** Start **

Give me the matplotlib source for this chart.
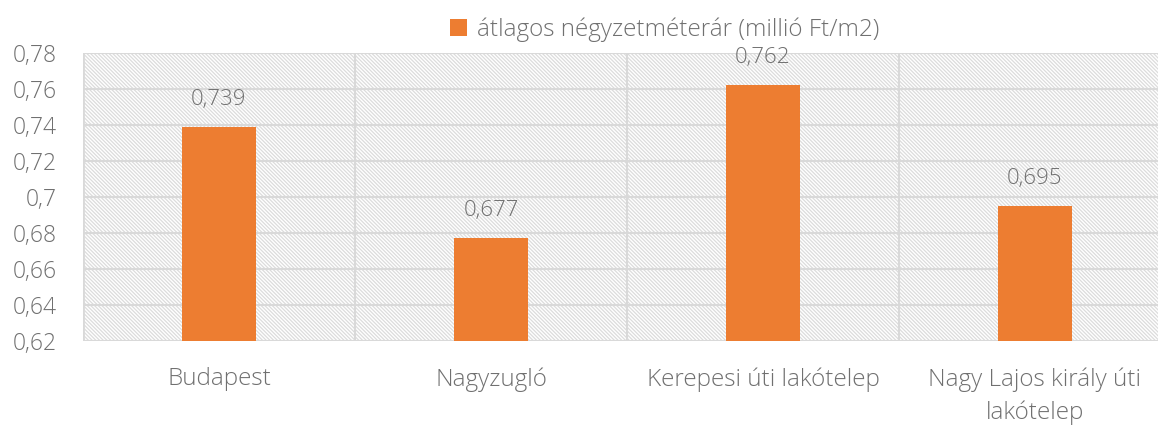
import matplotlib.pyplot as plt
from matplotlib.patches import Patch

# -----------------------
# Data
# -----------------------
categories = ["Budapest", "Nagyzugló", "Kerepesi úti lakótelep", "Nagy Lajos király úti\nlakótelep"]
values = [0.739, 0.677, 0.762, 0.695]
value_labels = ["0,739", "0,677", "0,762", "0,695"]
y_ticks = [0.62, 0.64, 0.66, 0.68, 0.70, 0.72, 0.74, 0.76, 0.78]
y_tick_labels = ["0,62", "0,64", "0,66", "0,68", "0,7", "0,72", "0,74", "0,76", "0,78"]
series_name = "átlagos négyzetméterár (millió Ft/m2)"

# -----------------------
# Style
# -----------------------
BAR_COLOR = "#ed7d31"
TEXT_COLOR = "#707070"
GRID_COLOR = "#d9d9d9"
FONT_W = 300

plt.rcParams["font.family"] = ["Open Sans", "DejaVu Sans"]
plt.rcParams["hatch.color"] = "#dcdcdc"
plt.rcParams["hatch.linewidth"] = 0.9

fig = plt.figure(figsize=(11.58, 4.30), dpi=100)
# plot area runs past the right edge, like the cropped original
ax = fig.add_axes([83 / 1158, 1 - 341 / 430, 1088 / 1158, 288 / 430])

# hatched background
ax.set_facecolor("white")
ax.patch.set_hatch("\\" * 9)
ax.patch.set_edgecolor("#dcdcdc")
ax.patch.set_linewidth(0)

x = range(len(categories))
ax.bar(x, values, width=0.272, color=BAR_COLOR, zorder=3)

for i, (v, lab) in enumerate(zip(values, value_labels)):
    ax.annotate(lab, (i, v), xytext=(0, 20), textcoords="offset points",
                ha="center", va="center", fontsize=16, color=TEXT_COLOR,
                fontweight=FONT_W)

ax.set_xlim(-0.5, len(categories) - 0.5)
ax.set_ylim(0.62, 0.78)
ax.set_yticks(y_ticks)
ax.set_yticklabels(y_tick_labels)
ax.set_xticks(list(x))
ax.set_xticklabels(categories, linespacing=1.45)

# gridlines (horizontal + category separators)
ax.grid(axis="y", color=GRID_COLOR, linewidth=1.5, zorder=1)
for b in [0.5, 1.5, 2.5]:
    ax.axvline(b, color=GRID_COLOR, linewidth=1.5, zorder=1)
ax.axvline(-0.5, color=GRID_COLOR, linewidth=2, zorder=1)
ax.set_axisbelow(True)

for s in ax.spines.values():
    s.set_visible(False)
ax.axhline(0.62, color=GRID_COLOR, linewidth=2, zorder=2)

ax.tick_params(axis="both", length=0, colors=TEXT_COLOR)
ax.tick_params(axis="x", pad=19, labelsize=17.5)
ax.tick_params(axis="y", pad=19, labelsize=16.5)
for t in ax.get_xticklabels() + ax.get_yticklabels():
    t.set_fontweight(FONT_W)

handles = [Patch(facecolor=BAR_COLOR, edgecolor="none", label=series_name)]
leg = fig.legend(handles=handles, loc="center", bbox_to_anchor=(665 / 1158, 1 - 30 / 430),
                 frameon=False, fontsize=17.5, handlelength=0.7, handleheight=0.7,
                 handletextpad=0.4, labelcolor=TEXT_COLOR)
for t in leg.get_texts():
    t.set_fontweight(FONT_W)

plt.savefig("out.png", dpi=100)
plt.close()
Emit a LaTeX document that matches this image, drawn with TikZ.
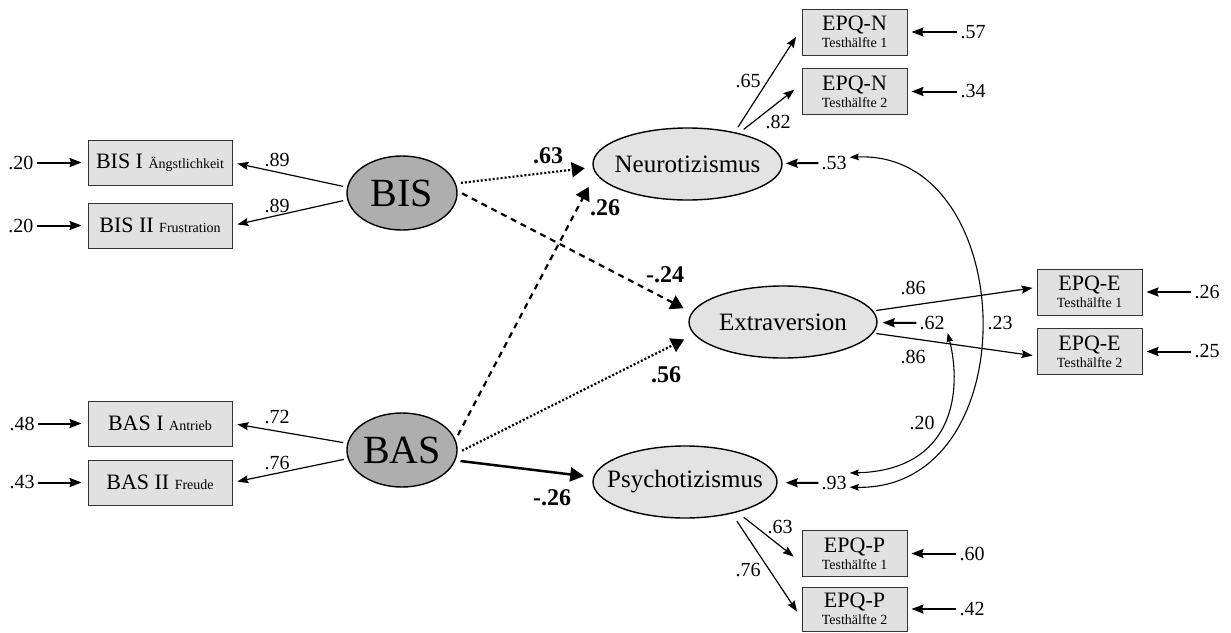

** End **

Requirement
Transcribe the material exactly, keeping every word and none of the pictures.

Task solution
Give me the matplotlib source for this chart.
import matplotlib.pyplot as plt
from matplotlib.patches import Patch

# -----------------------
# Data
# -----------------------
categories = ["Budapest", "Nagyzugló", "Kerepesi úti lakótelep", "Nagy Lajos király úti\nlakótelep"]
values = [0.739, 0.677, 0.762, 0.695]
value_labels = ["0,739", "0,677", "0,762", "0,695"]
y_ticks = [0.62, 0.64, 0.66, 0.68, 0.70, 0.72, 0.74, 0.76, 0.78]
y_tick_labels = ["0,62", "0,64", "0,66", "0,68", "0,7", "0,72", "0,74", "0,76", "0,78"]
series_name = "átlagos négyzetméterár (millió Ft/m2)"

# -----------------------
# Style
# -----------------------
BAR_COLOR = "#ed7d31"
TEXT_COLOR = "#707070"
GRID_COLOR = "#d9d9d9"
FONT_W = 300

plt.rcParams["font.family"] = ["Open Sans", "DejaVu Sans"]
plt.rcParams["hatch.color"] = "#dcdcdc"
plt.rcParams["hatch.linewidth"] = 0.9

fig = plt.figure(figsize=(11.58, 4.30), dpi=100)
# plot area runs past the right edge, like the cropped original
ax = fig.add_axes([83 / 1158, 1 - 341 / 430, 1088 / 1158, 288 / 430])

# hatched background
ax.set_facecolor("white")
ax.patch.set_hatch("\\" * 9)
ax.patch.set_edgecolor("#dcdcdc")
ax.patch.set_linewidth(0)

x = range(len(categories))
ax.bar(x, values, width=0.272, color=BAR_COLOR, zorder=3)

for i, (v, lab) in enumerate(zip(values, value_labels)):
    ax.annotate(lab, (i, v), xytext=(0, 20), textcoords="offset points",
                ha="center", va="center", fontsize=16, color=TEXT_COLOR,
                fontweight=FONT_W)

ax.set_xlim(-0.5, len(categories) - 0.5)
ax.set_ylim(0.62, 0.78)
ax.set_yticks(y_ticks)
ax.set_yticklabels(y_tick_labels)
ax.set_xticks(list(x))
ax.set_xticklabels(categories, linespacing=1.45)

# gridlines (horizontal + category separators)
ax.grid(axis="y", color=GRID_COLOR, linewidth=1.5, zorder=1)
for b in [0.5, 1.5, 2.5]:
    ax.axvline(b, color=GRID_COLOR, linewidth=1.5, zorder=1)
ax.axvline(-0.5, color=GRID_COLOR, linewidth=2, zorder=1)
ax.set_axisbelow(True)

for s in ax.spines.values():
    s.set_visible(False)
ax.axhline(0.62, color=GRID_COLOR, linewidth=2, zorder=2)

ax.tick_params(axis="both", length=0, colors=TEXT_COLOR)
ax.tick_params(axis="x", pad=19, labelsize=17.5)
ax.tick_params(axis="y", pad=19, labelsize=16.5)
for t in ax.get_xticklabels() + ax.get_yticklabels():
    t.set_fontweight(FONT_W)

handles = [Patch(facecolor=BAR_COLOR, edgecolor="none", label=series_name)]
leg = fig.legend(handles=handles, loc="center", bbox_to_anchor=(665 / 1158, 1 - 30 / 430),
                 frameon=False, fontsize=17.5, handlelength=0.7, handleheight=0.7,
                 handletextpad=0.4, labelcolor=TEXT_COLOR)
for t in leg.get_texts():
    t.set_fontweight(FONT_W)

plt.savefig("out.png", dpi=100)
plt.close()
Emit a LaTeX document that matches this image, drawn with TikZ.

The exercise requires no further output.